New Dehli, March 20- A Hyderabad techie has found a satellite image of a large aircraft flying low over the Andaman Islands on March 8, the day when the Malaysian airliner disappeared on the flight MH 370 from Kuala Lumpur to Beijing.
According to a news report in The Hindu, IT analyst Anoop Madhav Yeggina had been scurrying through innumerable images of DigitalGlobe Satellite QB02 over the past few days when he stumbled upon the image of a large aircraft flying very low above the Andaman Islands on March 8 which he believes is the Boeing 777 of Malaysian airlines.
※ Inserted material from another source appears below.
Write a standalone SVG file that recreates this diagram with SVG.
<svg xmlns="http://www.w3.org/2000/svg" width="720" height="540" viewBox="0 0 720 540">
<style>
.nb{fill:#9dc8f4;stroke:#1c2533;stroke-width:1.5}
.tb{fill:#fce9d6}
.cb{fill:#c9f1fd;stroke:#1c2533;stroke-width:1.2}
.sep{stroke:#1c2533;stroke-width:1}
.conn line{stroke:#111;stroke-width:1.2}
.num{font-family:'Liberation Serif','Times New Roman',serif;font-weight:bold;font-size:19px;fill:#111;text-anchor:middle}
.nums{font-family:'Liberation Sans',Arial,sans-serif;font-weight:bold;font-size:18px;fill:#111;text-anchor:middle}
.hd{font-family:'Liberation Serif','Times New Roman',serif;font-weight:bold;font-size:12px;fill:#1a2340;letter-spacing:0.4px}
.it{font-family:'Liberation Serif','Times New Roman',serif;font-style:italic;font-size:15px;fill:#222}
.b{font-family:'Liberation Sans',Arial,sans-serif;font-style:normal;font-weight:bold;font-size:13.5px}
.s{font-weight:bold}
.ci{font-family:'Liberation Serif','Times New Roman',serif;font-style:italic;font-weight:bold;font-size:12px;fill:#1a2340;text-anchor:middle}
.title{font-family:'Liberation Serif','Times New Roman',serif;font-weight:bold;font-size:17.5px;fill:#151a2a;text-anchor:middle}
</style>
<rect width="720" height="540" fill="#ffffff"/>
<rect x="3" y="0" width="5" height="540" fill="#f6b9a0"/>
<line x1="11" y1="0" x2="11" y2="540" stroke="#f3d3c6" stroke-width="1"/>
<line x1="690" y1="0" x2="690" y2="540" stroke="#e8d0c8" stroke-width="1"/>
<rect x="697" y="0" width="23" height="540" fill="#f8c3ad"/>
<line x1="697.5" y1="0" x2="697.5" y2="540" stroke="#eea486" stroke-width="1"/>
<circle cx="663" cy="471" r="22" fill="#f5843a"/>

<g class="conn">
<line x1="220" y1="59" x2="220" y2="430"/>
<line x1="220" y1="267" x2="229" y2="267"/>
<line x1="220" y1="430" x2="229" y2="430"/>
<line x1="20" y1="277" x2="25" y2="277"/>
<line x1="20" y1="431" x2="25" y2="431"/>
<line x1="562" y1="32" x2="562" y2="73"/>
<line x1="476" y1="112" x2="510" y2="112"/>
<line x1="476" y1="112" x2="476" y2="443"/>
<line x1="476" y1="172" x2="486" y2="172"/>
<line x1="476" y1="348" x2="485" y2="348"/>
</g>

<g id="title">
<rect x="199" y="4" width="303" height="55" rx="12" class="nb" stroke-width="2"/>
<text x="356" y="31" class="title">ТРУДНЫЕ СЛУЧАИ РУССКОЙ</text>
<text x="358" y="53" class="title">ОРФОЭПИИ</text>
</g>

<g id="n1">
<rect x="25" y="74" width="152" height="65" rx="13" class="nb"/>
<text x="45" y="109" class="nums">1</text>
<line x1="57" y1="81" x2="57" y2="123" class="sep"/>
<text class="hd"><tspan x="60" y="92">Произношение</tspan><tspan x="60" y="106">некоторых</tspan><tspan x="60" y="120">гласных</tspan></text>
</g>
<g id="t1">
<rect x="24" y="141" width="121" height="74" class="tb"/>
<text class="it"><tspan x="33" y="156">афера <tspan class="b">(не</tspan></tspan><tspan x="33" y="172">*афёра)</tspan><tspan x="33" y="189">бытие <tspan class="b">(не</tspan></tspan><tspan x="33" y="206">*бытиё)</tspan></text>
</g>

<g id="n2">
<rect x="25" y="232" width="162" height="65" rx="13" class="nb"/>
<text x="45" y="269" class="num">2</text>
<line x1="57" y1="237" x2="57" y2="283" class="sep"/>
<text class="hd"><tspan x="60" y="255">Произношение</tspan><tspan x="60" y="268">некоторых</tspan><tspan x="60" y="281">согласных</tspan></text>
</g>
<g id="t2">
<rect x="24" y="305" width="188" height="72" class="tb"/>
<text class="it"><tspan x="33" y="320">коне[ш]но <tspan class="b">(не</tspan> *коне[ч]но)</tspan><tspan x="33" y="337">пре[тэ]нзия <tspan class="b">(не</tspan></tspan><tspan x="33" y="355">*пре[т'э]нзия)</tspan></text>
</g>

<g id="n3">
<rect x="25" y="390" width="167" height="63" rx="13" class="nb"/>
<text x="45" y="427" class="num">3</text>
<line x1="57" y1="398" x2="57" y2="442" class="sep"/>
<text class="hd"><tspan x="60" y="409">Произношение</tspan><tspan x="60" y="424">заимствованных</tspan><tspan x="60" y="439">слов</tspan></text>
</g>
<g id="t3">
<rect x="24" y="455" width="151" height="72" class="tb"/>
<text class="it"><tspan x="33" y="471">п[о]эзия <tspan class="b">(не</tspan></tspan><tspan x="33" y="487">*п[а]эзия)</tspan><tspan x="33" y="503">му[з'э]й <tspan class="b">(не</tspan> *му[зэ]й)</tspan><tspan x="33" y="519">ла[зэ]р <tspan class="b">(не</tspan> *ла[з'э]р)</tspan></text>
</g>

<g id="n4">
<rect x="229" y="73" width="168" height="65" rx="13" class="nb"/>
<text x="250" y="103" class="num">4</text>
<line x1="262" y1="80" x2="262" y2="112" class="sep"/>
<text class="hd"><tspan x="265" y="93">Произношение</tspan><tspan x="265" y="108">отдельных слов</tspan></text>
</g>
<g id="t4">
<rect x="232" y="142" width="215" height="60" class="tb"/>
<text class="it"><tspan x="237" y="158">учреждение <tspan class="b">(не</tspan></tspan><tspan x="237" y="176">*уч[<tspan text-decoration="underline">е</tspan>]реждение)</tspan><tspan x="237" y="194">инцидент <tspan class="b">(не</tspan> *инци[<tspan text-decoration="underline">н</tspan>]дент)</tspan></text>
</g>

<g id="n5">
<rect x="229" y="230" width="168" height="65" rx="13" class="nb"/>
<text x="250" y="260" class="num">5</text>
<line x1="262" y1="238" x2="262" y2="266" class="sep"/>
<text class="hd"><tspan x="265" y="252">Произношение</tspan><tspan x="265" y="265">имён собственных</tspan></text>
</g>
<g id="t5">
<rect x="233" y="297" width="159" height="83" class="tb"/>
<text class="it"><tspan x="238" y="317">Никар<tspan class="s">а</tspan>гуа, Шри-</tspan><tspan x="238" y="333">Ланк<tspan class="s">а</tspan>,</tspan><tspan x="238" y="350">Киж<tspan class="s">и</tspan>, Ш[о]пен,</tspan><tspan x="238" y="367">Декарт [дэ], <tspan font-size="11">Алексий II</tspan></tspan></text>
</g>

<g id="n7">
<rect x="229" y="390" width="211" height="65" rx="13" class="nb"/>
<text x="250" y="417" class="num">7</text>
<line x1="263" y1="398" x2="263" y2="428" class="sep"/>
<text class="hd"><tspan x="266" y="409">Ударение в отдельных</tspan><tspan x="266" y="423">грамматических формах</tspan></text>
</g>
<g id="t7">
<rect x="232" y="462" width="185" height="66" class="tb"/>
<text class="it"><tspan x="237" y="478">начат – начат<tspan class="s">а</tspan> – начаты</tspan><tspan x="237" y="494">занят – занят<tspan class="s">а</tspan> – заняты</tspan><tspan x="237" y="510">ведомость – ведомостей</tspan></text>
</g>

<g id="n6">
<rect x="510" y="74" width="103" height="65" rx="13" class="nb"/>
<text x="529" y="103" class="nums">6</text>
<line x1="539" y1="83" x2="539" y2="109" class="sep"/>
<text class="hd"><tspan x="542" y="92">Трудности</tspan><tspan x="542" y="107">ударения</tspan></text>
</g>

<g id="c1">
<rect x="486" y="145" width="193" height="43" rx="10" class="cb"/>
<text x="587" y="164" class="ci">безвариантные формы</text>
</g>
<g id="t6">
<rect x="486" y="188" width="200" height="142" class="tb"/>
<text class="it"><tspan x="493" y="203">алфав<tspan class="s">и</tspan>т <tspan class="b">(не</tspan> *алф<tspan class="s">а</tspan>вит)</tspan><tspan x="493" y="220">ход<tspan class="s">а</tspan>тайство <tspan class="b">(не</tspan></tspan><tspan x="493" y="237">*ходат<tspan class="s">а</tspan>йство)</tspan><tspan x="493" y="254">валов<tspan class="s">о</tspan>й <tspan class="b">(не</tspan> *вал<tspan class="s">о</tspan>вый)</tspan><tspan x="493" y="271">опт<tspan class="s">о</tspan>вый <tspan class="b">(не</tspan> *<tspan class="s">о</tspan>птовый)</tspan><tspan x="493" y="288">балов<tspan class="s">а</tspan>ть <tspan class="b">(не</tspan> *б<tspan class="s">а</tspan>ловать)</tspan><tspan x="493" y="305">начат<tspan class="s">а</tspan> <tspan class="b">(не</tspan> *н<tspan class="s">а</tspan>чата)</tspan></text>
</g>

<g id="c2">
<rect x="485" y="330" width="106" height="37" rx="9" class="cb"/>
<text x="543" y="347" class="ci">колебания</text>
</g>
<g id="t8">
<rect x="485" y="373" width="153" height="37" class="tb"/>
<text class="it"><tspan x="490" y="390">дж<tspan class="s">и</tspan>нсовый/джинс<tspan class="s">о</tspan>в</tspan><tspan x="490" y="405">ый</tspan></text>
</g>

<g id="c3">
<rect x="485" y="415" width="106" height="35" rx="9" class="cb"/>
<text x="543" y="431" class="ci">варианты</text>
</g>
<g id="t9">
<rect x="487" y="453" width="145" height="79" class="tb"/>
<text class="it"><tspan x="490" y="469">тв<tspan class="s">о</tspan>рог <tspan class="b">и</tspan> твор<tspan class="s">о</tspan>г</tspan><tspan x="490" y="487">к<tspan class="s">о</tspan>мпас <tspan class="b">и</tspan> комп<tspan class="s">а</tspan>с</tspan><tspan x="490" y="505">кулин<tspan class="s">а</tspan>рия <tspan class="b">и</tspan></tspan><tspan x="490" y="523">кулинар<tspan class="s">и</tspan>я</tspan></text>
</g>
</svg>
The techie is among the thousands of people from across the globe involved in the ‘crowd-sourcing’ to find the missing plane which veered off course towards the Indian Ocean after shutting all communication links as it was flying over the South China Sea.
According to The Hindu report, the 29-year-old uploaded his “discovery” along with a write-up on the CNN website and has received more than 16,000 views and comments from viewers ever since.
However, Yeggina’s “discovery” could not stand scrutiny beyond a few hours when it was debunked by Mapbox, the company providing satellite images for the public to help search for the missing Malaysia Airlines flight.
Referring to Indian techie’s satellite image, Mapbox said the purported sighting of the plane is based on old data, reported New Zealand’s 3news.co.nz. Later, Mapbox chief scientist Bruno Sanchez-Andrade Nuno also confirmed it on Twitter.
Meanwhile, Daily Mail reported that a Taiwanese university student found a satellite image which appears to show the missing MH370 in the skies above a jungle.
The image was taken from Tomnod, the map search website, and was posted on Reddit on Sunday.
The authenticity of the photo has not yet been verified and the region depicted in the photo is as yet unknown.
However, the sighting of the plane over a jungle corroborates with earlier claims made by Malaysian villagers to have seen the missing Malaysian Airlines jet flying over the north east of the country around the time the aircraft is thought to have made a ‘U-turn’.